## Supplied entries
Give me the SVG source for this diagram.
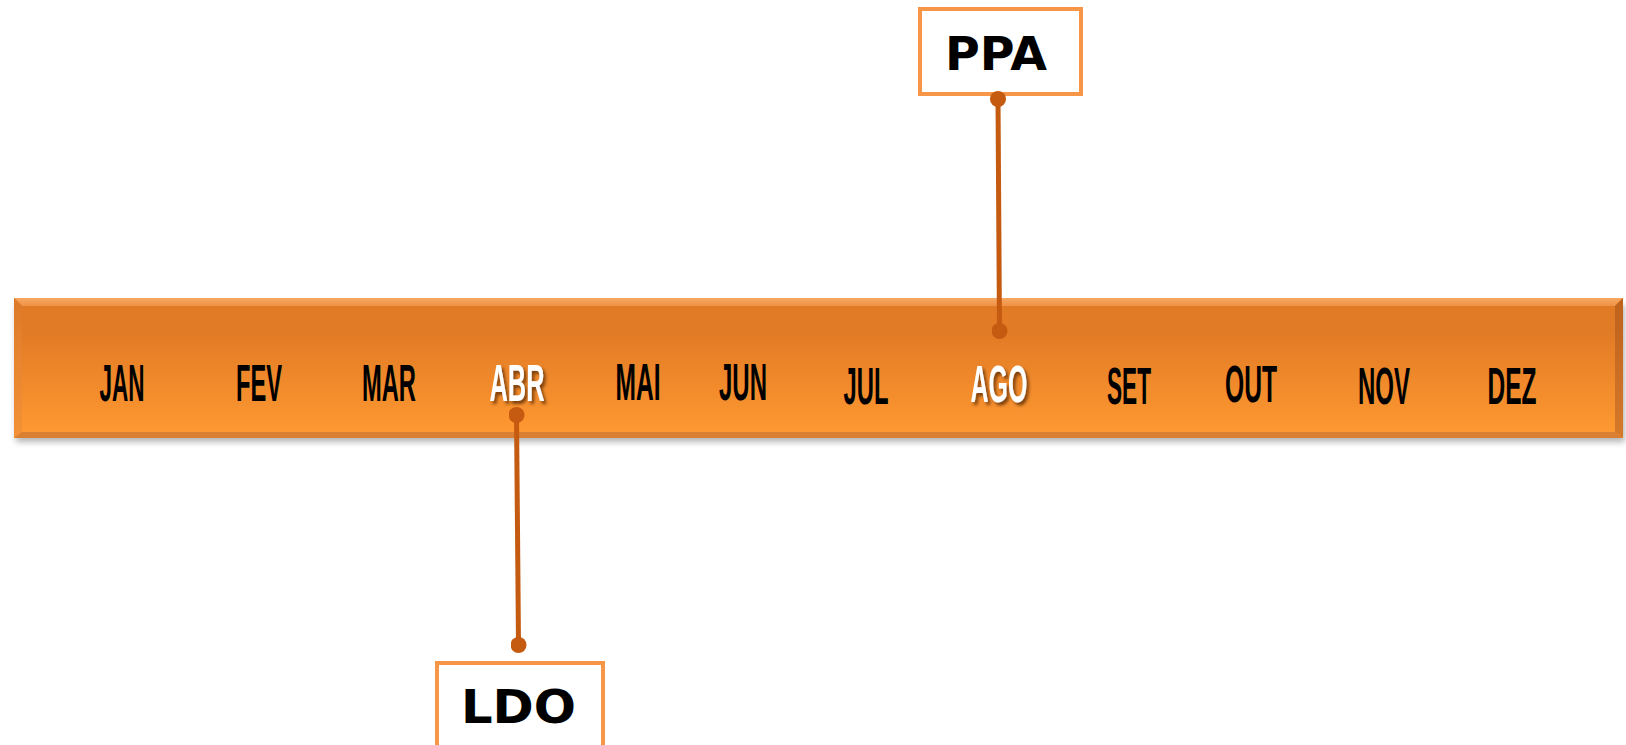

...

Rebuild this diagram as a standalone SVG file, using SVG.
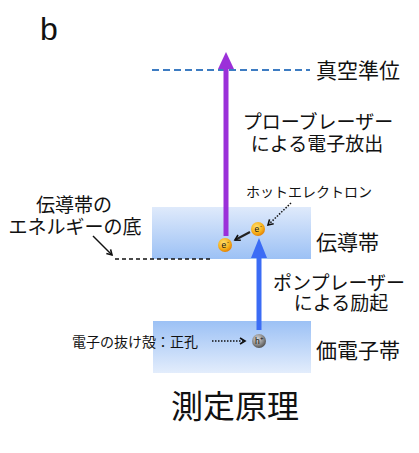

---

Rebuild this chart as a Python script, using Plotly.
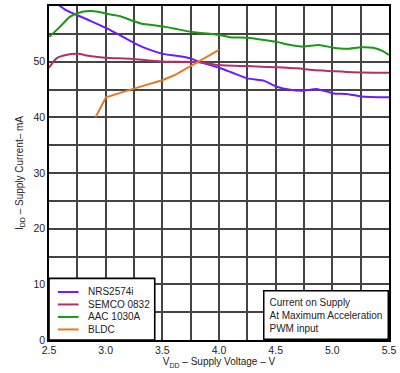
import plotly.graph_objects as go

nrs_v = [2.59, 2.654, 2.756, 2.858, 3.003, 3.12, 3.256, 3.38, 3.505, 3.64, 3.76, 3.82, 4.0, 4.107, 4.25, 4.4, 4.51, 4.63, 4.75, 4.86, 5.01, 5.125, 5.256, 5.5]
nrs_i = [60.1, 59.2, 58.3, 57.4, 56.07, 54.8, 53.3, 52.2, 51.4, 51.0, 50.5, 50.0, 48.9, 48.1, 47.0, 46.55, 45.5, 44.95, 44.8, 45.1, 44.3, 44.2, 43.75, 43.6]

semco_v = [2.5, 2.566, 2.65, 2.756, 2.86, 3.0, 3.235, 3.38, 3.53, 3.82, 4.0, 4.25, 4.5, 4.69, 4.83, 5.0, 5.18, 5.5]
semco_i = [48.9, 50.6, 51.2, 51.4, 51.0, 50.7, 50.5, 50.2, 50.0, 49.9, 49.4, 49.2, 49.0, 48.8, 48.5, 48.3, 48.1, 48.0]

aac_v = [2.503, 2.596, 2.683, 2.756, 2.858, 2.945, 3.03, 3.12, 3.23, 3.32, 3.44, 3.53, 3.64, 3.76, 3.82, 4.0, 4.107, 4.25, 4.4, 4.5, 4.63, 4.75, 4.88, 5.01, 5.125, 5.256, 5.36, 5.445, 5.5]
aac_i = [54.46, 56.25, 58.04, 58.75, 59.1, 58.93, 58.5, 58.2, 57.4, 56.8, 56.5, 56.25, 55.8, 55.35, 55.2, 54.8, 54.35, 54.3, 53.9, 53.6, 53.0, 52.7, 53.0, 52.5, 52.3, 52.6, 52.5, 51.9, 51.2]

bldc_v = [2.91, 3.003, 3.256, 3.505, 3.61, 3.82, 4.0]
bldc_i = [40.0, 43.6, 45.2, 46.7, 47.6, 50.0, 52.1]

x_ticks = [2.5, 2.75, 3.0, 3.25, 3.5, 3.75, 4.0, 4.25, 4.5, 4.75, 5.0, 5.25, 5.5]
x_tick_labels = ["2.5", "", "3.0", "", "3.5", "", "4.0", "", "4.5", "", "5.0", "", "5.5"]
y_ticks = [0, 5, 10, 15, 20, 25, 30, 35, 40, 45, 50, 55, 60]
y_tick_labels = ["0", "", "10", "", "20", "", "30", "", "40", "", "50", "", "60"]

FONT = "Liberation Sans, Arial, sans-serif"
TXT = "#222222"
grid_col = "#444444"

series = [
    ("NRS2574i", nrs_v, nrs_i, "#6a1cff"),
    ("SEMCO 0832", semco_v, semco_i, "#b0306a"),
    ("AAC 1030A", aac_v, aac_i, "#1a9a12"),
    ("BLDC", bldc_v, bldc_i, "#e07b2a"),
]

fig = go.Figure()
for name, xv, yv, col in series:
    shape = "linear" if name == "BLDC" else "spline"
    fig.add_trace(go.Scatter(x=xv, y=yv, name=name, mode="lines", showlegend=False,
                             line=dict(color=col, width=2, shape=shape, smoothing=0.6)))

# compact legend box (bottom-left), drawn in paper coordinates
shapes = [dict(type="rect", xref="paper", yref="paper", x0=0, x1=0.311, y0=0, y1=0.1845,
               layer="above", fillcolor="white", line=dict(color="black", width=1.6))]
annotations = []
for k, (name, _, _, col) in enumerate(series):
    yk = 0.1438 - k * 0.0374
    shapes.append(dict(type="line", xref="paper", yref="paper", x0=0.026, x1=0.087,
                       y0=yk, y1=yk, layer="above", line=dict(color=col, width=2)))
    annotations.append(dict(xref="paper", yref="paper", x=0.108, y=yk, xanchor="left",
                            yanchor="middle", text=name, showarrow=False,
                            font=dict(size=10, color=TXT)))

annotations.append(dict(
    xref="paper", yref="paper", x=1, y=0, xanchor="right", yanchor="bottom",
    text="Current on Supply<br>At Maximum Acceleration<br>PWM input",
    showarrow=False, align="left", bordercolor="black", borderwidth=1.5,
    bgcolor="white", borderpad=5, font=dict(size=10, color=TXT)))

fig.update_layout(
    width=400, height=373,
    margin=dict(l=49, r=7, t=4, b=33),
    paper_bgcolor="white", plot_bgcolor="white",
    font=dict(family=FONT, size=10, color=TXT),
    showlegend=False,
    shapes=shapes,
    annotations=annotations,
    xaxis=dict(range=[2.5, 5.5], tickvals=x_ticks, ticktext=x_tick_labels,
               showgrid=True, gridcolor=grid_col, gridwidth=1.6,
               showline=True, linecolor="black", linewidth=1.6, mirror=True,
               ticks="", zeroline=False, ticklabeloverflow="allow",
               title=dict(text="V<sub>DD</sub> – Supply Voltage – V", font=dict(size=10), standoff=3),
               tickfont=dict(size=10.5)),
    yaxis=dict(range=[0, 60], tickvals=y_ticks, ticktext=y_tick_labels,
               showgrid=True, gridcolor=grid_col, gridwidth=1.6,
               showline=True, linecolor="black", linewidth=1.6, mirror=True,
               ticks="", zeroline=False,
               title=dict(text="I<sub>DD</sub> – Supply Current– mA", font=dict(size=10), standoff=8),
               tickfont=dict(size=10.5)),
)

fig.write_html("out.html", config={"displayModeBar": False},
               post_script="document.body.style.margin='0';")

## Work to complete
Skip every picture. Repeat the lines from the one with "Rebuild this chart" through the one with "44.2, 43.75, 43.6]", both ends included.

## Written response
Rebuild this chart as a Python script, using Plotly.
import plotly.graph_objects as go

nrs_v = [2.59, 2.654, 2.756, 2.858, 3.003, 3.12, 3.256, 3.38, 3.505, 3.64, 3.76, 3.82, 4.0, 4.107, 4.25, 4.4, 4.51, 4.63, 4.75, 4.86, 5.01, 5.125, 5.256, 5.5]
nrs_i = [60.1, 59.2, 58.3, 57.4, 56.07, 54.8, 53.3, 52.2, 51.4, 51.0, 50.5, 50.0, 48.9, 48.1, 47.0, 46.55, 45.5, 44.95, 44.8, 45.1, 44.3, 44.2, 43.75, 43.6]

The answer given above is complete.